No, seriously. The swords are on the ground. Adrina’s guards are completely defenseless and surrounded by armed men. And instead of leaping forward and stabbing them, they just stand there while Adrina’s guards grab their swords off the ground, and then, instead of attacking, they continue to stand there while Adrina yells at William.
William’s captain tells his men to stand down, that he personally wants to kill them all. So he draws his sword and walks forward and swings his sword at them. And hits…an invisible force field, like from The Incredibles! Yes, Vilmos is saving the day again. And we get an unintentionally dirty quote:
For a moment, the commander stood unmoving, a muscle in his cheek twitched nervously, then he cast aside his sword and began ramming the unseen barrier (page 384).
That sentence is so filthy that they wouldn’t let it air before 9PM. And I’m not just talking about the laws of grammar it violates.
Then Adrina turns and bitch-slaps William.
Apparently she can move through the barrier. Or William is inside it. And none of his guards even try to help him. Adrina starts yelling about how her father doesn’t care about the throne of Sever. She asks William who exactly stands to gain the most from such treachery.
The obvious answer, of course, is William. He inherits the throne and therefore has the most to gain from his father’s death. But I guess the real answer here was supposed to be Jarom, for reasons I cannot fathom, and this convinces William. Even though he has no reason to believe Adrina or assume that King Andrew doesn’t want to rule Sever as well.
Finally William dismisses his guards except for the captain and asks Adrina for some proof that King Jarom killed his father. So Adrina turns to Galan.
Cut forward to the battle. It’s dawn. They’re preparing for Jarom and Sever to attack. Whatever happened to the attack that they were going to launch in the middle of the night? No idea. I guess it wasn’t important, because it isn’t mentioned and didn’t seem to have any effect on events. So mostly it was just Stanek writing nonsense for a couple pages and hoping his readers were too clueless to remember what happened four pages ago.
Seth watches and is worried and then Sever’s army gets up and basically just walks off. They’re kinda stunned for a bit, but then Galan explains via mental-text-message that William knows the truth now and has decided to leave. Not to fight against Jarom, like he should be doing, but just to leave.
So everyone cheers and then they kick Jarom’s ass.
We cut forward to after the battle:
A full celebration was underway (page 388).
Instead, the next three pages are all about the dead and wounded and how Adrina is worried because she cannot find Emel anywhere. Which is fine and dandy, even realistic…but why did Stanek just say that everyone is celebrating, when there is not even a single line about people celebrating?
Oh wait. A couple pages later, they’re still sorting through dead bodies. I’m not joking. They are standing there sorting through piles of corpses and then suddenly three hundred riders come up with Emel leading them.
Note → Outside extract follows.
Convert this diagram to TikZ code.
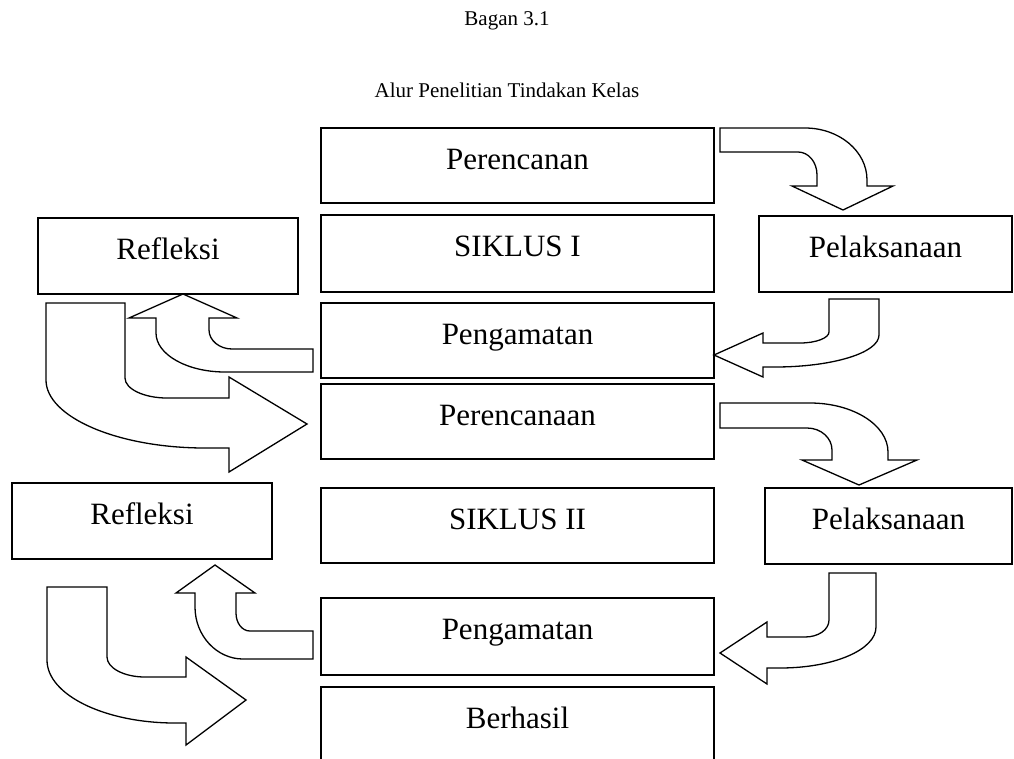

Everyone is ecstatic, except for the corpses, because they’re dead.
Valam comes up and says that Emel’s done well, and he’s going to promote him to Second Captain.
Adrina pointed a finger at Valam. “You knew where he’d been all along didn’t you.” Adrina wiped tears from her cheeks. “And you let me worry and fret -”
“I had a hunch, but I wasn’t certain” (page 390).
So let me get this straight:
You let your little sister spend days wading around through battlefield carnage, digging through piles of fucking corpses looking for her best friend in the entire world, when you had a very good idea that he’s safe and sound and should be arriving shortly?
My God, Valam is a sociopath. There are literally no words to describe how inhumanly evil that is.
I am shocked. I honestly am. I have no idea how someone could write those sentences and not realize what that means.
Seriously. I could stop sporking right now and let this page of text define everything Stanek has ever written, because there’s just no recovering from something like that.
Right. Adrina runs and hugs him and Emel says they were chasing Jarom’s army and Adrina kisses his cheek and Valam tells Emel that he’s Second Captain and everyone is happy. And then the celebration starts.
A surge of celebrants and music came toward them. Dancers and musicians had made their way to the field from Quashan’s many squares, stirring ever more excitement into the already boisterous crowd. Valam, Emel, Adrina, Galan, and Father Jacob found they could do nothing other than join in (page 391).
Let’s not forget that they are standing knee-deep in corpses.
Not joking. The party just started on the battlefield. I’m going to assume there are still standing pools of blood. We know that there are still corpses everywhere, but screw them, here come the dancers and musicians!
And just when I think there is no possible way that this could get any more idiotic, the chapter ends.
The chapter ends?
And we still don’t know what Galan showed William. You know, the proof that Jarom poisoned King Charles. Yeah. That was the entire plotline and driving action for THIS ENTIRE GODDAMN BOOK, and the climax of that entire plotline was one character showing another character dramatic proof, off screen, and we don’t know what that proof is and from everything that we know in the series, no such proof even exists, orcould possibly exist.
The main climax is dismissed with a handwave. And not even a decent handwave that if you thought about really hard you could convince yourself was plausible. Just a piece of nothing that Stanek used because he was too lazy or to uncreative (or both) to write himself out of a difficult situation.
I swear to God you cannot make this shit up.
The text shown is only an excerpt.